Asia and global markets are breathing again
Optimism did not linger on Wall Street. Between Wednesday night and Thursday morning, Asian stock markets followed the US rebound: the MSCI Asia-Pacific ex-Japan index rose 1.2%, the Nikkei hit a new high of 2.2%, and the MSCI All-Country World index rose 0.3%, a record high. At the same time, the dollar continued to lose some of the safe-haven premium it had accumulated during the weeks of war. The message was simple: the markets weren't saying the conflict was over, but that the risk of an uncontrolled escalation was diminishing.
Thursday: Lebanon and Israel agree a truce, but the economy remains uncertain.
On Thursday, optimism found concrete evidence: the entry into force of a 10-day ceasefire between Lebanon and Israel. Trump also said that a new meeting between the United States and Iran could take place over the weekend. US stocks continued to react strongly, but more cautiously: the Dow Jones rose 0.24% to 48,578.72 points, the S&P 500 rose 0.26% to 7,041.28, and the Nasdaq rose 0.36% to 24,102.70, with the tech stock index posting its twelfth consecutive positive session. However, beneath the surface, the macro picture was less rosy: US manufacturing production in March fell 0.1% versus expectations of +0.1%, overall industrial production fell 0.5%, and auto production fell 3.7%. In practice, the market was celebrating geopolitics while the real economy continued to send mixed signals.
The corporate stories that accompanied the rally
Corporate news also helped set the tone. Stellantis reported first-quarter deliveries up 12% to approximately 1.4 million vehicles, with North America up 17% and Greater Europe up 12%, reinforcing the idea of a recovery for the group. On the other hand, Netflix became one of the few real weak spots on Friday: the stock fell more than 10% after cautious guidance and the announcement of co-founder Reed Hastings' departure; if the decline had been confirmed at the close, the loss in value would have exceeded $44 billion. The sentiment surrounding Starlink, however, was different: Reuters reported that app downloads and monthly active users more than doubled in the first quarter, with 1.2 million downloads in the United States, a user base of over 10 million since February, and SpaceX valued at around $1.75 trillion ahead of its IPO.

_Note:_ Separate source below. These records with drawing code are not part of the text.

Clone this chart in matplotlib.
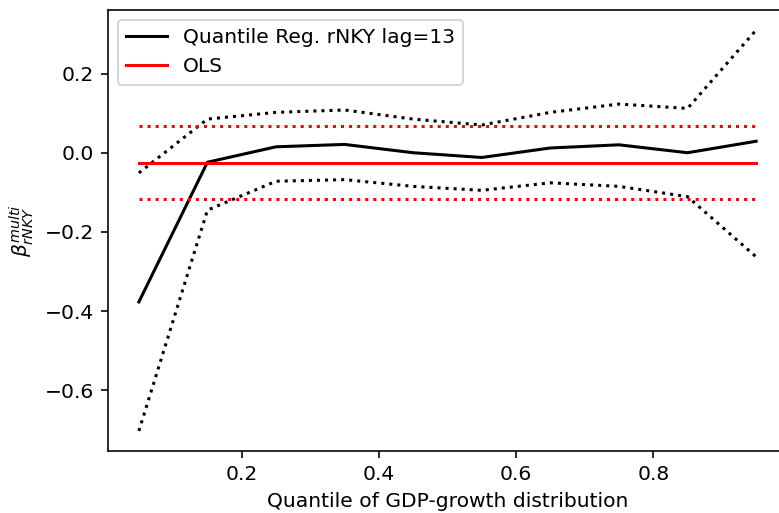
import numpy as np
import matplotlib
matplotlib.use("Agg")
import matplotlib.pyplot as plt

# quantile regression coefficients of rNKY (lag 13) across GDP-growth quantiles
quantiles = [0.05, 0.15, 0.25, 0.35, 0.45, 0.55, 0.65, 0.75, 0.85, 0.95]
qr_coef = [-0.377, -0.024, 0.015, 0.021, 0.0, -0.012, 0.012, 0.020, 0.0, 0.029]
qr_upper = [-0.051, 0.085, 0.102, 0.108, 0.085, 0.070, 0.102, 0.123, 0.112, 0.310]
qr_lower = [-0.703, -0.145, -0.072, -0.068, -0.085, -0.095, -0.076, -0.085, -0.111, -0.263]

# OLS estimate with confidence band
ols_coef = -0.025
ols_upper = 0.067
ols_lower = -0.118

DPI = 146


def main():
    fig = plt.figure(figsize=(779 / DPI, 513 / DPI), dpi=DPI)
    ax = fig.add_axes([108 / 779, 1 - 451 / 513, 679 / 779, 441 / 513])

    x = np.array(quantiles)
    ax.plot(x, qr_coef, color="black", label="Quantile Reg. rNKY lag=13")
    ax.plot(x, qr_upper, color="black", linestyle="dotted")
    ax.plot(x, qr_lower, color="black", linestyle="dotted")

    ax.plot(x, [ols_coef] * len(x), color="red", label="OLS")
    ax.plot(x, [ols_upper] * len(x), color="red", linestyle="dotted")
    ax.plot(x, [ols_lower] * len(x), color="red", linestyle="dotted")

    ax.set_xlabel("Quantile of GDP-growth distribution")
    ax.set_ylabel(r"$\beta^{multi}_{rNKY}$")
    ax.legend(loc="upper left")

    fig.savefig("out.png", dpi=DPI)


if __name__ == '__main__':
    main()
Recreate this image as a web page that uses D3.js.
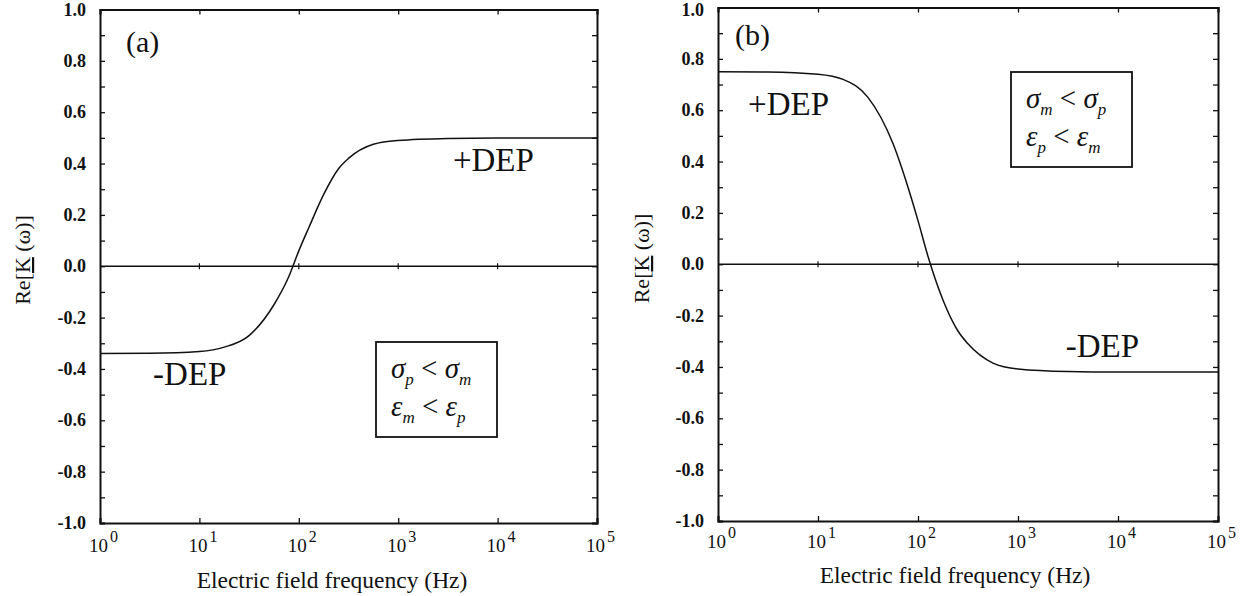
<!DOCTYPE html>
<html>
<head>
<meta charset="utf-8">
<script src="https://cdn.jsdelivr.net/npm/d3@7"></script>
<style>
  html, body { margin: 0; padding: 0; background: #fff; }
  svg { display: block; }
  text { font-family: "Liberation Serif", "Times New Roman", serif; fill: #111; }
</style>
</head>
<body>
<svg id="chart" width="1250" height="596"></svg>
<script>
// ---------------- data ----------------
// frequency samples (Hz)
const freqA   = [1, 3.16, 10, 17.8, 31.6, 56.2, 79.4, 100, 126, 178, 251, 316, 562, 1000, 3162, 10000, 100000];
const reKA    = [-0.34, -0.339, -0.332, -0.315, -0.27, -0.15, -0.04, 0.06, 0.15, 0.28, 0.38, 0.42, 0.475, 0.49, 0.498, 0.5, 0.5];
const freqB   = [1, 3.16, 10, 17.8, 31.6, 56.2, 79.4, 100, 126, 178, 251, 316, 562, 1000, 3162, 10000, 100000];
const reKB    = [0.75, 0.749, 0.74, 0.72, 0.65, 0.47, 0.3, 0.17, 0.03, -0.14, -0.26, -0.31, -0.385, -0.408, -0.418, -0.42, -0.42];

const yMajorTicks  = [-1.0, -0.8, -0.6, -0.4, -0.2, 0.0, 0.2, 0.4, 0.6, 0.8, 1.0];
const yMajorLabels = ["-1.0", "-0.8", "-0.6", "-0.4", "-0.2", "0.0", "0.2", "0.4", "0.6", "0.8", "1.0"];
const yMinorTicks  = [-0.9, -0.7, -0.5, -0.3, -0.1, 0.1, 0.3, 0.5, 0.7, 0.9];
const xTickValues  = [1, 10, 100, 1000, 10000, 100000];
const xTickExps    = ["0", "1", "2", "3", "4", "5"];

const panelLabels   = ["(a)", "(b)"];
const xAxisTitle    = "Electric field frequency (Hz)";
const condA = [["σ", "p", " < ", "σ", "m"], ["ε", "m", " < ", "ε", "p"]];
const condB = [["σ", "m", " < ", "σ", "p"], ["ε", "p", " < ", "ε", "m"]];
const depLabelsA = [{text: "+DEP", f: 3550, v: 0.37}, {text: "-DEP", f: 3.42, v: -0.462}];
const depLabelsB = [{text: "+DEP", f: 2.0, v: 0.58}, {text: "-DEP", f: 3000, v: -0.362}];

// ---------------- layout ----------------
const panels = [
  {left: 100, right: 597, top: 9.5, bottom: 523, freq: freqA, vals: reKA, label: panelLabels[0],
   labelPos: [126, 52], cond: condA, box: [376, 342, 121, 95], deps: depLabelsA,
   titleX: 332, titleY: 588, yTitleX: 30, yTitleY: 260, xLabY: 552},
  {left: 718, right: 1218, top: 7.5, bottom: 521, freq: freqB, vals: reKB, label: panelLabels[1],
   labelPos: [735, 45], cond: condB, box: [1011, 72, 121, 95], deps: depLabelsB,
   titleX: 955, titleY: 583, yTitleX: 649, yTitleY: 258.5, xLabY: 548}
];

const svg = d3.select("#chart");

panels.forEach(p => {
  const x = d3.scaleLog().domain([1, 1e5]).range([p.left, p.right]);
  const y = d3.scaleLinear().domain([-1, 1]).range([p.bottom, p.top]);
  const g = svg.append("g");

  // zero line with decade ticks crossing it
  g.append("line").attr("x1", p.left).attr("x2", p.right).attr("y1", y(0)).attr("y2", y(0))
    .attr("stroke", "#111").attr("stroke-width", 1.5);
  g.selectAll(".zt").data(xTickValues.slice(1, -1)).enter().append("line")
    .attr("x1", d => x(d)).attr("x2", d => x(d)).attr("y1", y(0) - 3).attr("y2", y(0) + 3)
    .attr("stroke", "#111").attr("stroke-width", 1.2);

  // curve
  const line = d3.line().x(d => x(d[0])).y(d => y(d[1])).curve(d3.curveMonotoneX);
  g.append("path").datum(p.freq.map((f, i) => [f, p.vals[i]]))
    .attr("d", line).attr("fill", "none").attr("stroke", "#111").attr("stroke-width", 1.5);

  // axes (ticks inward)
  const noLab = () => "";
  const yAll = yMajorTicks.concat(yMinorTicks);
  g.append("g").attr("transform", `translate(${p.left},0)`)
    .call(d3.axisLeft(y).tickValues(yAll).tickSize(-5).tickFormat(noLab));
  g.append("g").attr("transform", `translate(${p.right},0)`)
    .call(d3.axisRight(y).tickValues(yAll).tickSize(-5).tickFormat(noLab));
  g.append("g").attr("transform", `translate(0,${p.bottom})`)
    .call(d3.axisBottom(x).tickValues(xTickValues).tickSize(-5).tickFormat(noLab));
  g.append("g").attr("transform", `translate(0,${p.top})`)
    .call(d3.axisTop(x).tickValues(xTickValues).tickSize(-5).tickFormat(noLab));
  g.selectAll(".domain").attr("stroke", "#111").attr("stroke-width", 2);
  g.selectAll(".tick line").attr("stroke", "#111").attr("stroke-width", 1.3);

  // y tick labels
  g.selectAll(".ylab").data(yMajorTicks).enter().append("text")
    .attr("x", p.left - 14).attr("y", d => Math.max(y(d) + 6, 16))
    .attr("text-anchor", "end").attr("font-size", 18).attr("font-weight", "bold")
    .text((d, i) => yMajorLabels[i]);

  // x tick labels 10^n
  xTickValues.forEach((v, i) => {
    const t = g.append("text").attr("x", x(v) - 11).attr("y", p.xLabY).attr("font-size", 19);
    t.append("tspan").text("10");
    t.append("tspan").attr("dy", -10).attr("dx", 2).attr("font-size", 16).text(xTickExps[i]);
  });

  // axis titles
  g.append("text").attr("x", p.titleX).attr("y", p.titleY).attr("text-anchor", "middle")
    .attr("font-size", 23.5).text(xAxisTitle);
  const yt = g.append("text").attr("transform", `translate(${p.yTitleX},${p.yTitleY}) rotate(-90)`)
    .attr("text-anchor", "middle").attr("font-size", 22);
  yt.append("tspan").text("Re[");
  yt.append("tspan").attr("text-decoration", "underline").text("K");
  yt.append("tspan").text(" (ω)]");

  // panel label
  g.append("text").attr("x", p.labelPos[0]).attr("y", p.labelPos[1]).attr("font-size", 30).text(p.label);

  // DEP labels
  p.deps.forEach(d => {
    g.append("text").attr("x", x(d.f)).attr("y", y(d.v)).attr("font-size", 33).text(d.text);
  });

  // condition box
  const [bx, by, bw, bh] = p.box;
  g.append("rect").attr("x", bx).attr("y", by).attr("width", bw).attr("height", bh)
    .attr("fill", "#fff").attr("stroke", "#111").attr("stroke-width", 1.8);
  p.cond.forEach((row, r) => {
    const t = g.append("text").attr("x", bx + 15).attr("y", by + 36 + r * 38)
      .attr("font-size", 29).attr("font-style", "italic");
    t.append("tspan").text(row[0]);
    t.append("tspan").attr("dy", 7).attr("font-size", 17).text(row[1]);
    t.append("tspan").attr("dy", -7).attr("font-style", "normal").text(row[2]);
    t.append("tspan").text(row[3]);
    t.append("tspan").attr("dy", 7).attr("font-size", 17).text(row[4]);
  });
});
</script>
</body>
</html>
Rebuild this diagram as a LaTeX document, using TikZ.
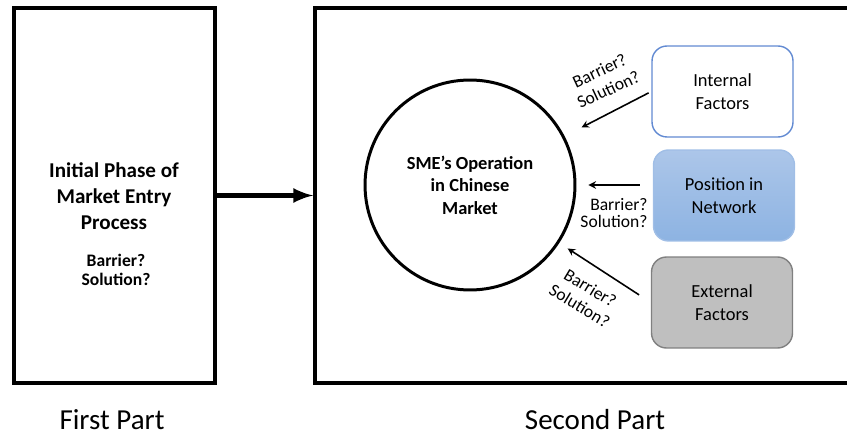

Friday: Hormuz reopens, oil down, Wall Street at record highs
The real turning point came on Friday, when Iranian Foreign Minister Abbas Araqchi declared the Strait of Hormuz "fully open" for trade during the truce. At that point, the market recalculated everything in a matter of hours: less risk for energy logistics, less pressure on inflation, and therefore more room for equities. Brent crude closed at $90.38, down 9%, while WTI fell 11.45% to $83.85. Meanwhile, the 10-year US Treasury note fell to 4.246% and the 2-year note to 3.7%, while the dollar index fell to 98.19 after hitting a seven-week low of 97.632. On the stock market side, the Dow jumped 1.79% to 49,447.43 points, the S&P 500 jumped 1.20% to 7,126.06 and the Nasdaq rose 1.52% to 24,468.48, all at highs, with the Nasdaq gaining its thirteenth consecutive session.
The sectors that best explain the week
When oil prices plunge in a single session, it's easy to see who wins and who loses. On Friday, airlines and the travel industry were among the main beneficiaries: United Airlines gained 7%, Royal Caribbean 7.3%, and Carnival 7%. Conversely, energy became the main drag on the S&P 500: Exxon lost 3.6%, Chevron 2.2%, and the energy sector closed down 2.9%.
Why the market believed in the truce so quickly
One final detail helps understand the tone of these three sessions. On Friday, France and the United Kingdom led a meeting of 49 countries in Paris to prepare for a possible multinational defense mission in the Strait of Hormuz, and Keir Starmer said that more than a dozen countries are ready to contribute their own assets. This doesn't mean the crisis is over. It does, however, mean that, for the first time in weeks, the financial world has begun to see not only a truce, but also a possible framework for managing the aftermath. And that's why the markets reacted this way between Wednesday and Friday: oil prices down, rates down, a weaker dollar, and stocks at record highs.